For Obama, the visit and meetings in Asia are part of a broader effort to reengage in a region that many believe the United States has neglected -- while China, an emerging global superpower, has significantly increased its influence.

Obama’s agenda includes pressing for a shift in Asian economic policies to buy more American goods as well as laying out his vision on nuclear nonproliferation, the environment and human rights. So far, he hasn’t come away with many tangible results.

In Singapore, he and other APEC leaders acknowledged that it was unlikely that next month’s U.N. summit on climate change in Copenhagen would result in a binding accord, and as such agreed that they should instead focus on a more limited agreement.

Obama will be discussing climate change with his Chinese counterpart, Hu Jintao, in Beijing. And Obama is also expected to raise two other sensitive topics -- Chinese currency policy and human rights.

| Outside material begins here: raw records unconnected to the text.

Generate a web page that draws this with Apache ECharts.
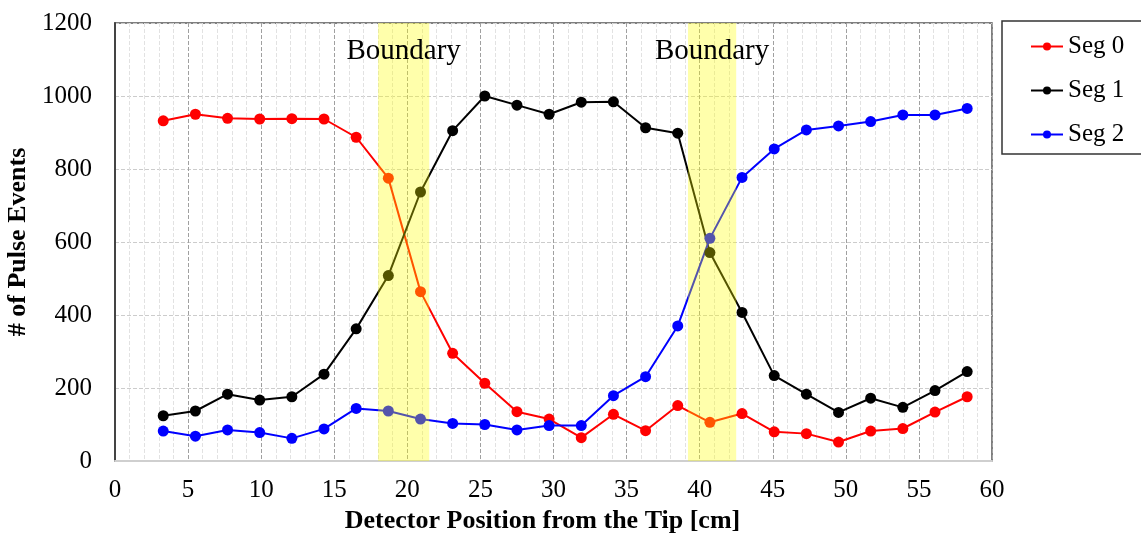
<!DOCTYPE html>
<html>
<head>
<meta charset="utf-8">
<script src="https://cdn.jsdelivr.net/npm/echarts@6/dist/echarts.min.js"></script>
<style>
  html, body { margin: 0; padding: 0; background: #fff; }
  #main { width: 1141px; height: 536px; }
</style>
</head>
<body>
<div id="main"></div>
<script>
// detector positions [cm]
var positions = [3.3, 5.5, 7.7, 9.9, 12.1, 14.3, 16.5, 18.7, 20.9, 23.1, 25.3, 27.5, 29.7,
                 31.9, 34.1, 36.3, 38.5, 40.7, 42.9, 45.1, 47.3, 49.5, 51.7, 53.9, 56.1, 58.3];
var seg0 = [932, 950, 939, 937, 938, 937, 887, 775, 464, 295, 213, 135, 115,
            64, 128, 83, 152, 106, 130, 80, 75, 52, 82, 89, 134, 176];
var seg1 = [124, 137, 183, 167, 176, 238, 362, 508, 737, 905, 1000, 975, 950,
            983, 984, 913, 898, 571, 407, 234, 183, 133, 172, 147, 193, 245];
var seg2 = [82, 68, 85, 78, 62, 88, 144, 137, 115, 103, 100, 85, 97,
            97, 179, 231, 370, 610, 777, 855, 907, 918, 930, 948, 948, 966];
var boundaries = [[18, 21.5], [39.2, 42.5]];
var seriesNames = ['Seg 0', 'Seg 1', 'Seg 2'];
var seriesColors = ['#ff0000', '#000000', '#0000ff'];

var FONT = '"Liberation Serif", "Times New Roman", serif';

function pairs(ys) {
    return positions.map(function (x, i) { return [x, ys[i]]; });
}

var chart = echarts.init(document.getElementById('main'));

var series = [seg0, seg1, seg2].map(function (ys, i) {
    return {
        name: seriesNames[i],
        type: 'line',
        data: pairs(ys),
        symbol: 'circle',
        symbolSize: 11,
        color: seriesColors[i],
        lineStyle: { width: 2 },
        z: 3
    };
});

// yellow boundary bands, drawn over the lines
series.push({
    type: 'line',
    data: [],
    z: 10,
    silent: true,
    markArea: {
        silent: true,
        z: 10,
        itemStyle: { color: 'rgba(255,255,0,0.33)' },
        label: {
            show: true,
            position: 'insideTop',
            distance: 14,
            color: '#000',
            fontFamily: FONT,
            fontSize: 29
        },
        data: boundaries.map(function (b) {
            return [{ name: 'Boundary', xAxis: b[0] }, { xAxis: b[1] }];
        })
    }
});

chart.setOption({
    animation: false,
    textStyle: { fontFamily: FONT },
    grid: {
        left: 115, right: 149, top: 23, bottom: 75,
        outerBoundsMode: 'none',
        containLabel: false,
        show: true,
        borderColor: '#555',
        borderWidth: 1.5
    },
    legend: {
        orient: 'vertical',
        left: 1025,
        top: 29,
        itemWidth: 32,
        itemHeight: 10,
        itemGap: 19,
        data: seriesNames,
        textStyle: { fontFamily: FONT, fontSize: 25, color: '#000' }
    },
    graphic: [{
        type: 'rect',
        shape: { x: 1002, y: 21, width: 200, height: 133 },
        style: { fill: 'none', stroke: '#333', lineWidth: 1.5 }
    }],
    xAxis: {
        type: 'value',
        min: 0,
        max: 60,
        interval: 5,
        name: 'Detector Position from the Tip [cm]',
        nameLocation: 'middle',
        nameGap: 46,
        nameTextStyle: {
            fontFamily: FONT, fontSize: 26, fontWeight: 'bold', color: '#000',
            padding: [0, 22, 0, 0]
        },
        axisLine: { show: true, onZero: false, lineStyle: { color: '#cfcfcf', width: 2 } },
        axisTick: { show: false },
        axisLabel: { margin: 17, fontFamily: FONT, fontSize: 25, color: '#000' },
        splitLine: { show: true, lineStyle: { type: 'dashed', color: '#a0a0a0', width: 1 } },
        minorTick: { show: false, splitNumber: 5 },
        minorSplitLine: { show: true, lineStyle: { type: 'dashed', color: '#e2e2e2', width: 1 } }
    },
    yAxis: {
        type: 'value',
        min: 0,
        max: 1200,
        interval: 200,
        name: '# of Pulse Events',
        nameLocation: 'middle',
        nameGap: 80,
        nameTextStyle: { fontFamily: FONT, fontSize: 26, fontWeight: 'bold', color: '#000' },
        axisLine: { show: true, lineStyle: { color: '#444', width: 2 } },
        axisTick: { show: false },
        axisLabel: {
            margin: 23, fontFamily: FONT, fontSize: 25, color: '#000',
            formatter: function (v) { return String(v); }
        },
        splitLine: { show: true, lineStyle: { type: 'dashed', color: '#cccccc', width: 1 } }
    },
    series: series
});
</script>
</body>
</html>
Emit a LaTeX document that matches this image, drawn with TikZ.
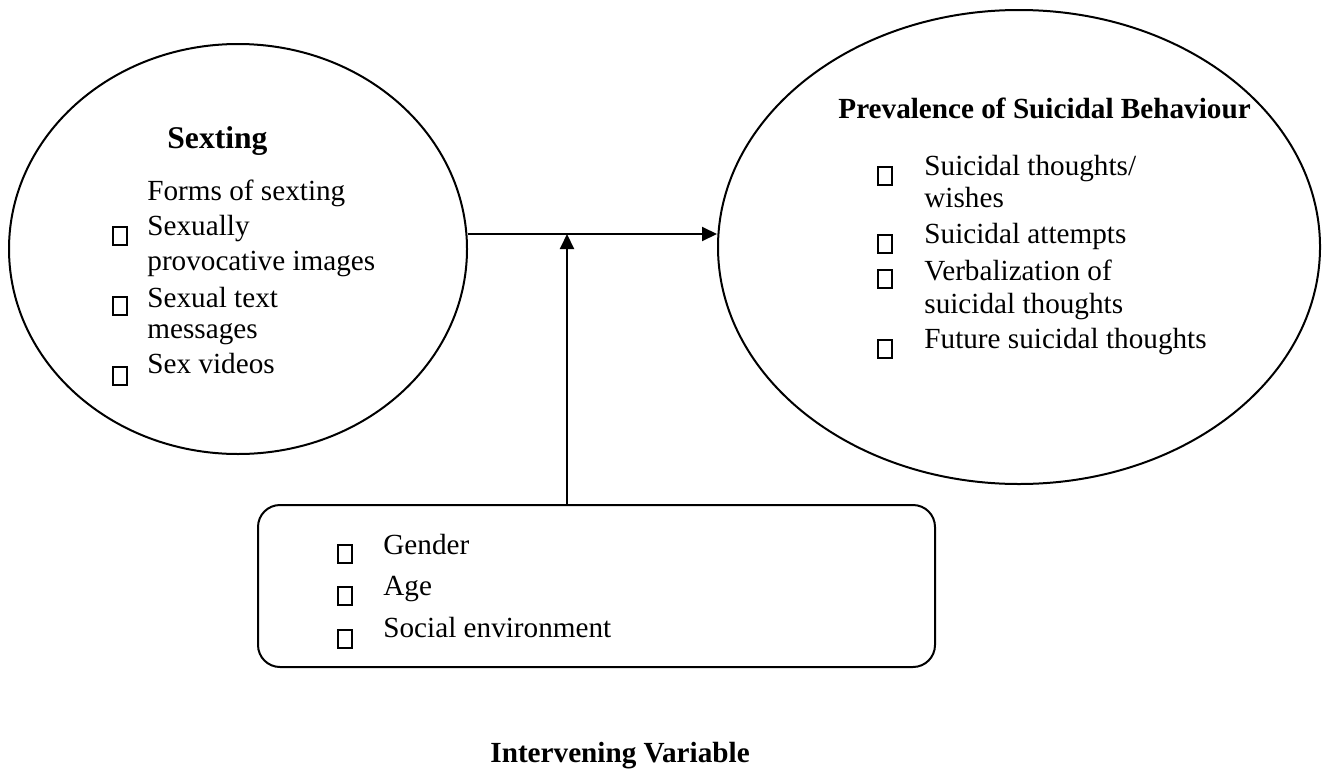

The United States was met with criticism of protectionism from Mexico and others in Singapore, and the APEC statement issued at the conclusion of the summit did not mention currency exchange policies, something that was resisted by Chinese officials.

In his main speech of the trip, delivered in Japan, Obama spoke about the importance of human rights, but he did not mention Tibet or other specifics related to China. The president did cite concerns about Myanmar’s military regime, and during a meeting in Singapore with the smaller Assn. of Southeast Asian Nations, which includes Myanmar, White House officials said he reiterated his call for the release of opposition leader Aung San Suu Kyi.

The ASEAN group’s joint statement, however, made no mention of Suu Kyi.

Times staff writer Don Lee in Washington and special correspondent Jean Yung in Shanghai contributed to this report.